Diep betreuren wij de wandaden die eeuwenlang in de naam van Jezus Christus de joodse gemeenschap zijn aangedaan. Wij herroepen daarom de vooroordelen, haat, hebzucht en hoogmoed en we veroordelen alle geweld dat tegen de Joden is gepleegd en nog steeds wordt gepleegd.

Jezus kwam om Leven te geven; wij vragen vergeving dat Zijn naam door Joden nog steeds geassocieerd wordt met de dood, omdat joodse gemeenschappen met een beroep op Zijn naam en soms met het kruis in de hand werden vernederd en vermoord.

Wij willen in het reine komen met God en met het joodse volk, en bidden dat we niet vergeten en niet weer wegkijken. We beseffen hoezeer we als kerken gemakkelijk op een verkeerd spoor kunnen zitten en ernstig falen in het doen wat God van ons vraagt. In deze tijd van weer oplaaiend antisemitisme willen we dat van harte erkennen en daarbij ons voor God verootmoedigen. We bidden Hem om de wijsheid én de moed die wij nodig hebben om Jezus te volgen in het opkomen voor mensen die onrecht lijden in deze wereld.

Bij Joden staan begraafplaatsen in veel hoger aanzien dan bij christenen. Je kunt christen worden door een persoonlijke keuze voor Jezus Messias, maar Jood ben je meestal door afstamming. Daarom is de band met het voorgeslacht zoveel sterker. Hun graven mogen niet geruimd worden en worden generaties lang nog bezocht. De grafstenen zijn voor Joodse mensen zoiets als een identiteitsbewijs, omdat veel Joodse archieven in het verleden zijn vernietigd.
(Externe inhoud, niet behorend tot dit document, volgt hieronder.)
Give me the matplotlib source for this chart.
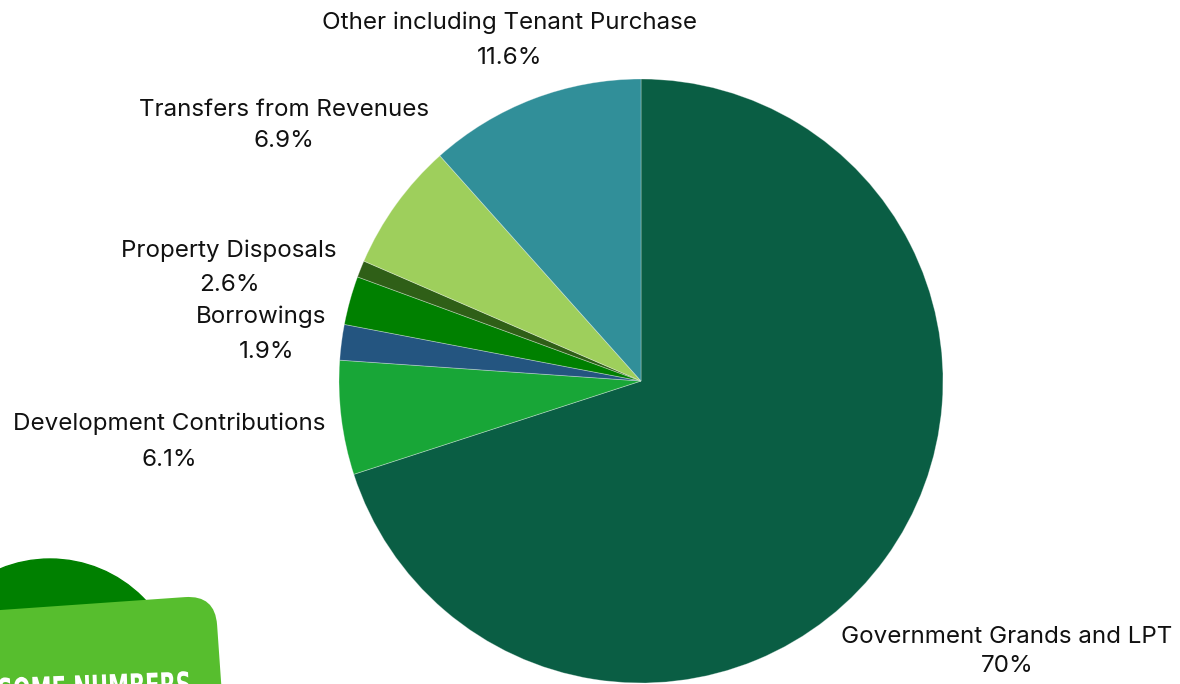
import matplotlib.pyplot as plt
from matplotlib.patches import Circle, FancyBboxPatch, PathPatch
from matplotlib.textpath import TextPath
from matplotlib.font_manager import FontProperties
from matplotlib.transforms import Affine2D

plt.rcParams['font.family'] = ['Inter', 'DejaVu Sans']

# Capital funding sources (percent of total)
sources = [
    "Government Grands and LPT",
    "Development Contributions",
    "Borrowings",
    "Property Disposals",
    "",
    "Transfers from Revenues",
    "Other including Tenant Purchase",
]
shares = [70, 6.1, 1.9, 2.6, 0.9, 6.9, 11.6]
colors = ["#0a5e44", "#18a637", "#245580", "#008000", "#2f5f17", "#9ecf5c", "#318f99"]

W, H = 1180, 684
fig = plt.figure(figsize=(W / 100, H / 100), dpi=100)
ax = fig.add_axes([0, 0, 1, 1])

cx, cy, r = 641, H - 381, 302
ax.pie(shares, colors=colors, startangle=90, counterclock=False,
       center=(cx, cy), radius=r, frame=True,
       wedgeprops=dict(edgecolor=(1, 1, 1, 0.35), linewidth=0.6))
ax.set_xlim(0, W)
ax.set_ylim(0, H)
ax.set_aspect("equal")
ax.axis("off")

# label blocks: (name line xy, value line xy)
label_pos = {
    "Government Grands and LPT": ((1007, 637), (1007, 666)),
    "Development Contributions": ((169, 424), (169, 460)),
    "Borrowings": ((261, 317), (267, 352)),
    "Property Disposals": ((229, 251), (229, 285)),
    "Transfers from Revenues": ((284, 110), (284, 141)),
    "Other including Tenant Purchase": ((510, 23), (510, 58)),
}
for name, val in zip(sources, shares):
    if name not in label_pos:
        continue
    (x1, y1), (x2, y2) = label_pos[name]
    ax.text(x1, H - y1, name, ha="center", va="center", fontsize=17.4, color="#111111")
    ax.text(x2, H - y2, f"{val:g}%", ha="center", va="center", fontsize=17.4, color="#111111")

# decorative badge in the lower-left corner
ax.add_patch(Circle((50, H - 690), 131, color="#008000", zorder=3))
badge = FancyBboxPatch((-60, H - 745), 275, 150,
                       boxstyle="round,pad=0,rounding_size=30",
                       facecolor="#57be2e", edgecolor="none", zorder=4)
badge.set_transform(Affine2D().rotate_deg_around(215, H - 595, 4) + ax.transData)
ax.add_patch(badge)

# condensed heading text, squeezed horizontally
tp = TextPath((0, 0), "LET'S SEE SOME NUMBERS", size=34,
              prop=FontProperties(family="DejaVu Sans", weight="bold"))
bb = tp.get_extents()
sx = 0.62
text_tf = (Affine2D().translate(-bb.x1, -bb.y1).scale(sx, 1.0)
           .rotate_deg(2).translate(189, H - 671))
ax.add_patch(PathPatch(text_tf.transform_path(tp), facecolor="white",
                       edgecolor="none", zorder=5))

fig.savefig("out.png", dpi=100)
Wanneer je tot een volk behoort dat voortdurend met uitroeiing wordt bedreigd, moet je je kinderen naar een plaats kunnen brengen waarvan je kunt zeggen: “Hier liggen onze voorouders. Zij hebben geleefd, zij hebben bestaan. Een grafsteen is het bewijs voor onze geschiedenis.”

Vanuit dit besef is hulp bij het onderhouden van hun begraafplaatsen voor Joden een sterk bewijs van ons verlangen naar Verzoening.